Durante meses, Carpentier buscó en los archivos partituras y registros documentales de la música como espacio de la emoción y la identidad, y también de la construcción de una nación. El saldo tiene el peso y el brillo de un tesoro. Este viaje por la historia de la música en Cuba no omite una sola nota. Es sinfonía y ópera, es baile de salón y recorrido por los solares donde cantan los ñáñigos, bañando de sudor el cuero terso de los tambores.

Va desde Esteban Salas, el primer compositor cubano, hasta el prodigio que fue Julián Orbón, pasando por el Son de la Má Teodora y el nacionalismo de Manuel Saumell o el teatro bufo cubano, que fue la expresión criolla del teatro ligero español. Rastrea el surgimiento de una identidad cubana, ese “ritmo nuestro” que el crítico Buenaventura Pascual Ferrer detectó en la contradanza que se bailaba en Cuba en el alba del siglo XIX. Una cubanidad que encontrará momentos de singular concreción en Amadeo Roldán y Alejandro García Caturla.

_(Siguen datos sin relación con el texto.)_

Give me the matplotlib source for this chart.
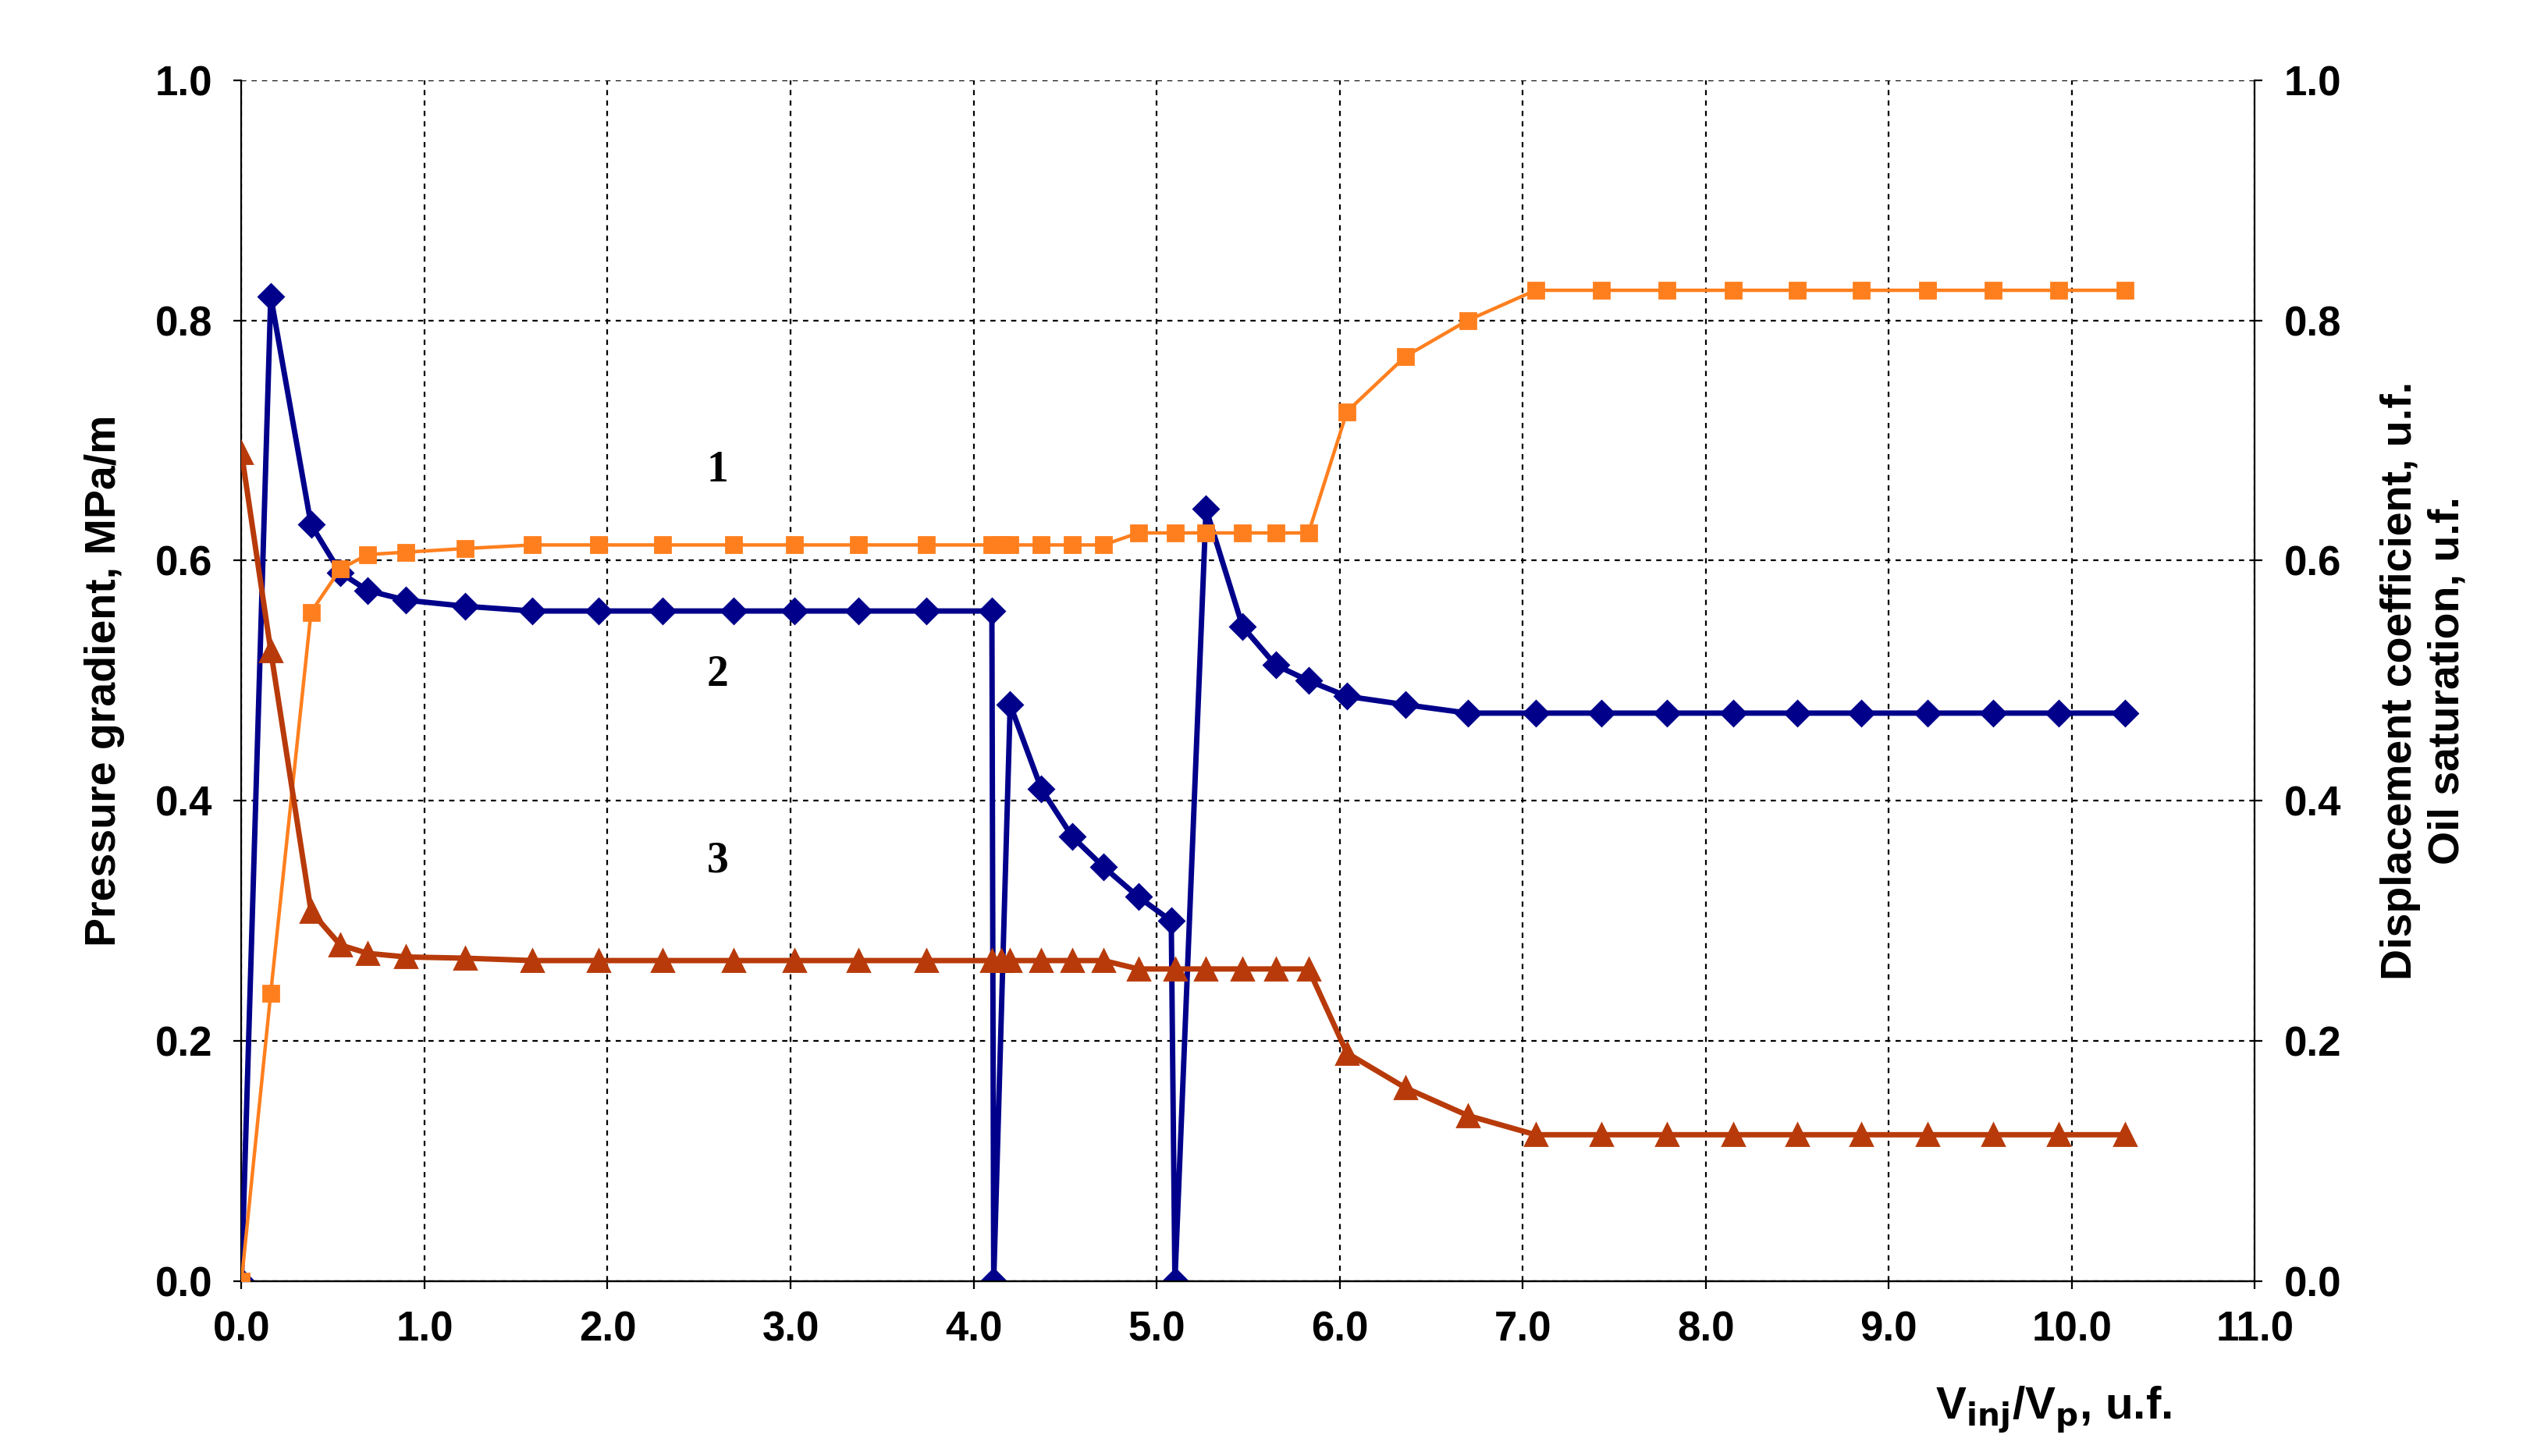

Se ocupa también el autor del danzón, “el baile nacional” hasta la tercera década del siglo XX. Y de los ritmos “más nuevos”. Hay que leer al adusto Carpentier previniendo de las fusiones falaces, “productos híbridos despojados de savia popular y autenticidad” entre los que nombra con los pelos de punta a la “rumba-Fox, el capricho afro, la conga-Fox o la rumba musulmana, que se escuchan por todas partes”.

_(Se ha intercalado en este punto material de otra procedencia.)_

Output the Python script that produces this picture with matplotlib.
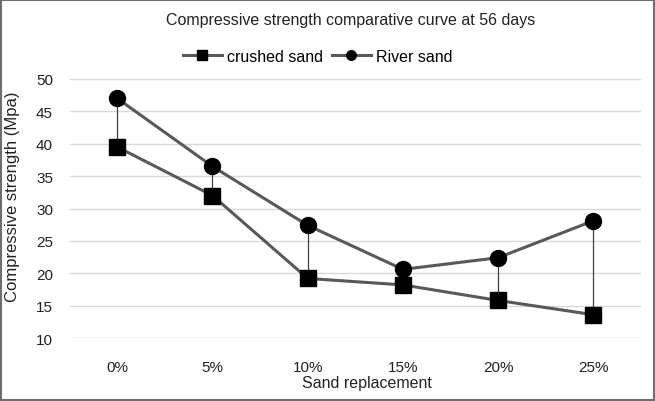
import matplotlib
matplotlib.use("Agg")
import matplotlib.pyplot as plt
from matplotlib.patches import Rectangle

# Data
categories = ["0%", "5%", "10%", "15%", "20%", "25%"]
crushed_sand = [39.5, 32.0, 19.2, 18.2, 15.8, 13.6]
river_sand = [47.0, 36.5, 27.4, 20.6, 22.4, 28.1]

plt.rcParams['font.family'] = ['Liberation Sans', 'DejaVu Sans']
txt = "#222222"

fig = plt.figure(figsize=(6.55, 4.02), dpi=100)
ax = fig.add_axes([0.1064, 0.1567, 0.872, 0.6443])

x = list(range(len(categories)))

# high-low lines between the two series
for xi, a, b in zip(x, crushed_sand, river_sand):
    ax.plot([xi, xi], [a, b], color="#404040", lw=0.9, zorder=2)

l1, = ax.plot(x, crushed_sand, color="#595959", lw=2.2, marker="s", ms=11,
              mfc="black", mec="black", label="crushed sand", zorder=3)
l2, = ax.plot(x, river_sand, color="#595959", lw=2.2, marker="o", ms=11.5,
              mfc="black", mec="black", label="River sand", zorder=3)

ax.set_xlim(-0.5, len(categories) - 0.5)
ax.set_ylim(10, 50)
ax.set_yticks(range(10, 51, 5))
ax.set_xticks(x)
ax.set_xticklabels(categories)
ax.tick_params(length=0, labelsize=11, colors=txt)
ax.tick_params(axis="y", pad=12)
ax.tick_params(axis="x", pad=16)
ax.grid(axis="y", color="#d9d9d9", lw=1)
ax.set_axisbelow(True)
for s in ax.spines.values():
    s.set_visible(False)

ax.set_ylabel("Compressive strength (Mpa)", fontsize=12, color=txt)
ax.yaxis.set_label_coords(0.030, 0.51, transform=fig.transFigure)
ax.set_xlabel("Sand replacement", fontsize=11.5, color=txt)
ax.xaxis.set_label_coords(0.560, 0.064, transform=fig.transFigure)

fig.text(0.536, 0.950, "Compressive strength comparative curve at 56 days",
         ha="center", va="center", fontsize=11.5, color=txt)

fig.legend(handles=[l1, l2], loc="center", bbox_to_anchor=(0.4847, 0.858), ncol=2,
           frameon=False, fontsize=11.5, handlelength=2.45, columnspacing=0.55,
           handletextpad=0.3, markerscale=0.6, borderpad=0)

fig.patches.append(Rectangle((0.002, 0.003), 0.996, 0.994, transform=fig.transFigure,
                             fill=False, ec="#6e6e6e", lw=1.5))

fig.savefig("out.png", dpi=100)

Buena parte de la narración se ocupa de la tensión entre el folclore y el canon culto. «El músico del Nuevo Mundo acaba por liberarse del folclore…, hallando en su propia sensibilidad las razones de su idiosincrasia», escribe. La música en Cuba se hizo sobre la base de la música culta llevada a la isla por compañías europeas, pero sobre todo con el impacto crucial de los ritmos aportados por los africanos arrastrados al Caribe por la esclavitud. Tal vez en la decisiva manera en que Carpentier subraya la virtud de todos esos afluentes, los ritmos y cadencias que pusieron a bailar a un pueblo y a la humanidad con él, esté el mérito inmarcesible de esta indagación que ya es arqueología.

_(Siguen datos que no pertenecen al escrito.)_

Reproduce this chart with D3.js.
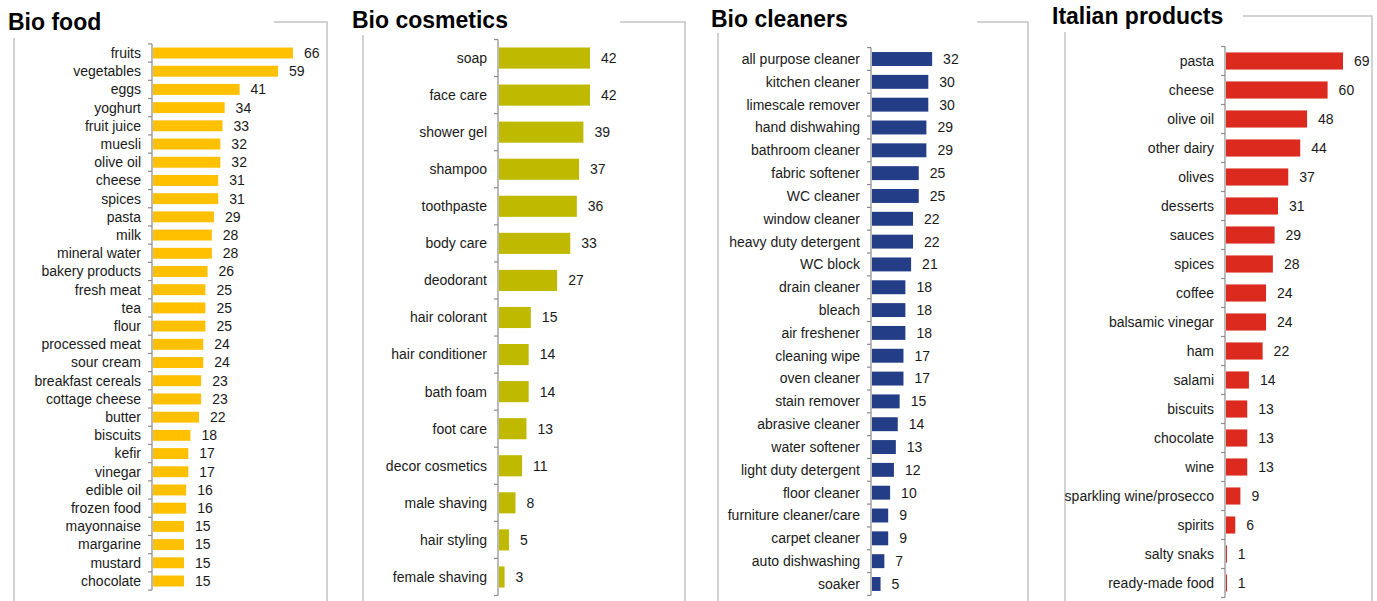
<!DOCTYPE html>
<html>
<head>
<meta charset="utf-8">
<script src="https://cdn.jsdelivr.net/npm/d3@7"></script>
<style>
body { margin: 0; background: #fff; }
text { font-family: Arial, "Liberation Sans", sans-serif; }
</style>
</head>
<body>
<div id="chart"></div>
<script>
// data
var foodCats = ["fruits","vegetables","eggs","yoghurt","fruit juice","muesli","olive oil","cheese","spices","pasta","milk","mineral water","bakery products","fresh meat","tea","flour","processed meat","sour cream","breakfast cereals","cottage cheese","butter","biscuits","kefir","vinegar","edible oil","frozen food","mayonnaise","margarine","mustard","chocolate"];
var foodVals = [66,59,41,34,33,32,32,31,31,29,28,28,26,25,25,25,24,24,23,23,22,18,17,17,16,16,15,15,15,15];

var cosmCats = ["soap","face care","shower gel","shampoo","toothpaste","body care","deodorant","hair colorant","hair conditioner","bath foam","foot care","decor cosmetics","male shaving","hair styling","female shaving"];
var cosmVals = [42,42,39,37,36,33,27,15,14,14,13,11,8,5,3];

var cleanCats = ["all purpose cleaner","kitchen cleaner","limescale remover","hand dishwahing","bathroom cleaner","fabric softener","WC cleaner","window cleaner","heavy duty detergent","WC block","drain cleaner","bleach","air freshener","cleaning wipe","oven cleaner","stain remover","abrasive cleaner","water softener","light duty detergent","floor cleaner","furniture cleaner/care","carpet cleaner","auto dishwashing","soaker"];
var cleanVals = [32,30,30,29,29,25,25,22,22,21,18,18,18,17,17,15,14,13,12,10,9,9,7,5];

var italCats = ["pasta","cheese","olive oil","other dairy","olives","desserts","sauces","spices","coffee","balsamic vinegar","ham","salami","biscuits","chocolate","wine","sparkling wine/prosecco","spirits","salty snaks","ready-made food"];
var italVals = [69,60,48,44,37,31,29,28,24,24,22,14,13,13,13,9,6,1,1];

var titles = ["Bio food","Bio cosmetics","Bio cleaners","Italian products"];
var colors = ["#FFC000","#BFBA00","#233E87","#DC2A1E"];

var W = 1377, H = 601;

// layout of each panel (pixels)
var panels = [
	{cats: foodCats, vals: foodVals, title: titles[0], color: colors[0],
	 tx: 8, ty: 30, fl: 14, ft: 22, fr: 327, ls: 38, ts: 274,
	 ax: 152, per100: 213.6, y0: 43.9, y1: 590.1, pad: 0.4},
	{cats: cosmCats, vals: cosmVals, title: titles[1], color: colors[1],
	 tx: 352, ty: 28, fl: 363, ft: 22, fr: 685, ls: 35, ts: 620,
	 ax: 498, per100: 219, y0: 39.5, y1: 595.5, pad: 0.43},
	{cats: cleanCats, vals: cleanVals, title: titles[2], color: colors[2],
	 tx: 711, ty: 27, fl: 718, ft: 22, fr: 1028, ls: 33, ts: 977,
	 ax: 871, per100: 191, y0: 47.6, y1: 595.4, pad: 0.39},
	{cats: italCats, vals: italVals, title: titles[3], color: colors[3],
	 tx: 1052, ty: 24, fl: 1065, ft: 16, fr: 1372, ls: 32, ts: 1243,
	 ax: 1225, per100: 171, y0: 46.5, y1: 597.5, pad: 0.41}
];

var svg = d3.select("#chart").append("svg")
	.attr("width", W)
	.attr("height", H);

panels.forEach(function(p){
	var g = svg.append("g");

	//frame (partly hidden by the title)
	g.append("line")
		.attr("x1", p.fl).attr("y1", p.ls)
		.attr("x2", p.fl).attr("y2", H + 5)
		.attr("stroke", "#c4c4c4").attr("stroke-width", 1.5);
	g.append("path")
		.attr("d", "M" + p.ts + "," + p.ft + "H" + p.fr + "V" + (H + 5))
		.attr("fill", "none")
		.attr("stroke", "#c4c4c4").attr("stroke-width", 1.5);

	g.append("text")
		.attr("x", p.tx).attr("y", p.ty)
		.text(p.title)
		.attr("font-size", "23px")
		.attr("font-weight", "bold")
		.attr("fill", "#000");

	var x = d3.scaleLinear().domain([0, 100]).range([p.ax, p.ax + p.per100]);
	var y = d3.scaleBand().domain(p.cats).range([p.y0, p.y1]).paddingInner(p.pad).paddingOuter(p.pad / 2);

	var rows = p.cats.map(function(c, i){ return {cat: c, val: p.vals[i]}; });

	g.selectAll(".bar").data(rows).enter().append("rect")
		.attr("class", "bar")
		.attr("x", x(0) + 1)
		.attr("y", function(d){ return y(d.cat); })
		.attr("width", function(d){ return Math.max(x(d.val) - x(0) - 1, 1); })
		.attr("height", y.bandwidth())
		.attr("fill", p.color);

	// category axis: line + ticks at band boundaries
	var step = y.step();
	var bounds = p.cats.map(function(c){ return y(c) - (step - y.bandwidth()) / 2; });
	bounds.push(bounds[bounds.length - 1] + step);
	g.append("line")
		.attr("x1", x(0)).attr("y1", bounds[0])
		.attr("x2", x(0)).attr("y2", bounds[bounds.length - 1])
		.attr("stroke", "#8c8c8c").attr("stroke-width", 1.2);
	g.selectAll(".tick").data(bounds).enter().append("line")
		.attr("x1", x(0) - 4).attr("x2", x(0))
		.attr("y1", function(d){ return d; })
		.attr("y2", function(d){ return d; })
		.attr("stroke", "#8c8c8c").attr("stroke-width", 1.2);

	g.selectAll(".cat").data(rows).enter().append("text")
		.attr("x", x(0) - 11)
		.attr("y", function(d){ return y(d.cat) + y.bandwidth() / 2; })
		.attr("dy", "0.35em")
		.attr("text-anchor", "end")
		.attr("font-size", "14px")
		.attr("fill", "#1a1a1a")
		.text(function(d){ return d.cat; });

	g.selectAll(".val").data(rows).enter().append("text")
		.attr("x", function(d){ return x(d.val) + 11; })
		.attr("y", function(d){ return y(d.cat) + y.bandwidth() / 2; })
		.attr("dy", "0.35em")
		.attr("font-size", "14px")
		.attr("fill", "#1a1a1a")
		.text(function(d){ return d.val; });
});
</script>
</body>
</html>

Cabe imaginar a Carpentier pasmado hoy ante la centralidad que el Caribe cubano, boricua y dominicano sigue representando para la música comercial con sus bases rítmicas y el Auto-Tune, con su poesía efímera y peleona, epicentro de una revolución nada silenciosa: la de Bad Bunny, la música urbana, el reguetón más procaz. Viendo a “la música de Cuba” habitar un mundo que vino después de Cuba.